Europe however is adamant it will plow on alone and the more summits that end in blah climate announcements, the more likely it becomes they will try to wield the power of the largest single market on earth.

“Preferably, if every country would fulfill its Paris commitments, it would never have to be used,” said European Commission Executive Vice President Frans Timmermans told the House Foreign Affairs Subcommittee for Europe, Energy, the Environment and Cyber on Tuesday.

Climate talk is cheap, but tech is action

Climate diplomacy is how nations discuss how to cut greenhouse-gas emissions. Climate technology is how emissions actually get cut. So it was significant that the second day of Biden’s summit was dedicated to innovation, because the first-day pledges for emissions reductions won’t come true without cost-effective emissions-reducing technologies.

Politicians set national climate goals, but scientists, entrepreneurs and the ruthless logic of market competition drive the clean-tech breakthroughs needed to meet them. That’s why billionaires Bill Gates and Michael Bloomberg were chosen to address the summit about the need for better batteries, cheaper renewables, greener fertilizers, alternative meats, viable carbon capture technologies and other climate-friendly innovations.

“No politician, no matter how demagogic or potent or capable they are, is going to be able to change what the market is doing,” Kerry told the event.

Biden and other world leaders know that to achieve their climate goals, they have to sell people on the bright economic opportunities to come. Companies and other governments eagerly amplified the message, with influential German manufacturing lobby VDMA saying the U.S. was “a new competitor … entering the global market of climate technologies with full force.”
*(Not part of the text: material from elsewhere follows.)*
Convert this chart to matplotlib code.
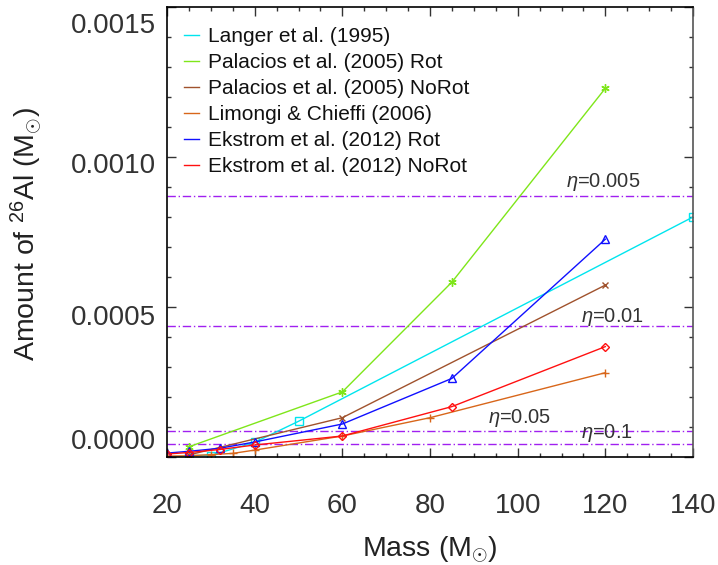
import matplotlib
matplotlib.use("Agg")
import matplotlib.pyplot as plt
from matplotlib.transforms import ScaledTranslation

plt.rcParams['font.family'] = ['Liberation Sans', 'DejaVu Sans']
plt.rcParams['mathtext.fontset'] = 'custom'
plt.rcParams['mathtext.rm'] = 'Liberation Sans'
plt.rcParams['mathtext.it'] = 'Liberation Sans:italic'

# Data
langer_m = [25, 30, 40, 50, 140]
langer_al = [0.000005, 0.000005, 0.000049, 0.000119, 0.000800]

pal_rot_m = [25, 60, 85, 120]
pal_rot_al = [0.000034, 0.000217, 0.000583, 0.001229]

pal_norot_m = [25, 60, 120]
pal_norot_al = [0.000007, 0.000131, 0.000573]

lc_m = [20, 25, 30, 35, 40, 60, 80, 120]
lc_al = [0.000003, 0.000004, 0.000008, 0.000012, 0.000023, 0.000070, 0.000131, 0.000281]

ek_rot_m = [20, 25, 32, 40, 60, 85, 120]
ek_rot_al = [0.000013, 0.000019, 0.000029, 0.000050, 0.000110, 0.000262, 0.000726]

ek_norot_m = [20, 25, 32, 40, 60, 85, 120]
ek_norot_al = [0.000010, 0.000015, 0.000025, 0.000040, 0.000070, 0.000168, 0.000368]

eta_vals = [0.005, 0.01, 0.05, 0.1]
eta_levels = [0.000870, 0.000437, 0.0000867, 0.0000433]
eta_labels = [r'$\eta$=0.005', r'$\eta$=0.01', r'$\eta$=0.05', r'$\eta$=0.1']
eta_label_x = [111.0, 114.5, 93.2, 114.5]
eta_label_y = [0.000918, 0.000468, 0.000130, 0.0000800]

xticks = [20, 40, 60, 80, 100, 120, 140]
yticks = [0.0, 0.0005, 0.0010, 0.0015]
ytick_labels = ['0.0000', '0.0005', '0.0010', '0.0015']

fig = plt.figure(figsize=(7.18, 5.65), dpi=100)
ax = fig.add_axes([167/718, 1-457/565, 526/718, 450/565])

purple = '#a020f0'
for lev in eta_levels:
    ax.axhline(lev, color=purple, lw=1.0, ls=(0, (6, 2, 1, 2)))
for lab, lx, ly in zip(eta_labels, eta_label_x, eta_label_y):
    ax.text(lx, ly, lab, fontsize=14.5, color='#333333', ha='left', va='center')

ms = 5
ax.plot(langer_m, langer_al, color='#00e5ee', lw=1, marker='s', ms=ms+1, mfc='none', mew=1, label='Langer et al. (1995)')
ax.plot(pal_rot_m, pal_rot_al, color='#7fe61a', lw=1, marker=(6, 2, 0), ms=ms+1, mew=1, label='Palacios et al. (2005) Rot')
ax.plot(pal_norot_m, pal_norot_al, color='#a0522d', lw=1, marker='x', ms=ms, mew=1, label='Palacios et al. (2005) NoRot')
ax.plot(lc_m, lc_al, color='#d8661a', lw=1, marker='+', ms=ms+1, mew=1, label='Limongi & Chieffi (2006)')
ax.plot(ek_rot_m, ek_rot_al, color='#1010ff', lw=1, marker='^', ms=ms+1, mfc='none', mew=1, label='Ekstrom et al. (2012) Rot')
ax.plot(ek_norot_m, ek_norot_al, color='#ff1010', lw=1, marker='D', ms=ms-0.5, mfc='none', mew=1, label='Ekstrom et al. (2012) NoRot')

ax.set_xlim(20, 140)
ax.set_ylim(0, 0.0015)
ax.set_xticks(xticks)
ax.set_xticks(list(range(20, 141, 5)), minor=True)
ax.set_yticks(yticks)
ax.set_yticklabels(ytick_labels)
ax.set_yticks([i * 0.0001 for i in range(16)], minor=True)

ax.tick_params(axis='both', which='both', direction='in', top=True, right=True, colors='#333333', labelcolor='#333333')
ax.tick_params(axis='both', which='major', length=6.5, width=1, labelsize=20)
ax.tick_params(axis='both', which='minor', length=3.2, width=1)
ax.tick_params(axis='x', which='major', pad=26)
ax.tick_params(axis='y', which='major', pad=8)

offsets = [-18, 8, 6, 16]
for lbl, dy in zip(ax.get_yticklabels(), offsets):
    lbl.set_transform(lbl.get_transform() + ScaledTranslation(0, -dy/100, fig.dpi_scale_trans))

for s in ax.spines.values():
    s.set_linewidth(1.2)
    s.set_color('black')
ax.spines['right'].set_color('#555555')

ax.set_xlabel(r'Mass (M$_{\odot}$)', fontsize=20.5, color='#222222')
ax.xaxis.set_label_coords(0.5, -0.171)
ax.set_ylabel(r'Amount of $^{26}$Al (M$_{\odot}$)', fontsize=20.5, color='#222222')
ax.yaxis.set_label_coords(-0.234, 0.496)

leg = ax.legend(loc='upper left', frameon=False, fontsize=15.0, handlelength=0.73,
                handletextpad=0.43, labelspacing=0.33, borderaxespad=0.3,
                bbox_to_anchor=(0.005, 0.987))
for h in leg.legend_handles:
    h.set_marker('')
for t in leg.get_texts():
    t.set_color('#111111')

fig.savefig('out.png', dpi=100)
And the Biden Administration’s main message was that governments can help drive those breakthroughs and shape the direction of the market by investing in research and development. The U.S. government has done it before, helping to finance innovations that have driven the fracking revolution, the solar revolution, and the plunging costs of LED lighting and lithium-ion batteries. Biden’s energy secretary, Jennifer Granholm, declared at the summit that clean tech would be “our generation’s moonshot” — and the moonshot was a government operation.

Granholm announced a U.S. partnership with several oil-producing nations to work on emissions-reducing strategies, as well as a partnership with Denmark to eliminate emissions from global shipping. Even Russian President Vladimir Putin called for international cooperation on carbon removal technologies

China already has poured tremendous state resources into boosting its clean energy manufacturing as well as deployment — it added 72 gigawatts of renewable capacity last year, dwarfing the 39 gigawatts in the U.S., Kelly Sims Gallagher, an energy and environmental policy professor at Tufts University’ Fletcher School, said in an email. Indian Prime Minister Narendra Modi noted his nation, the world’s third-highest emitter, wants to build 450 gigawatts of renewable power by 2030.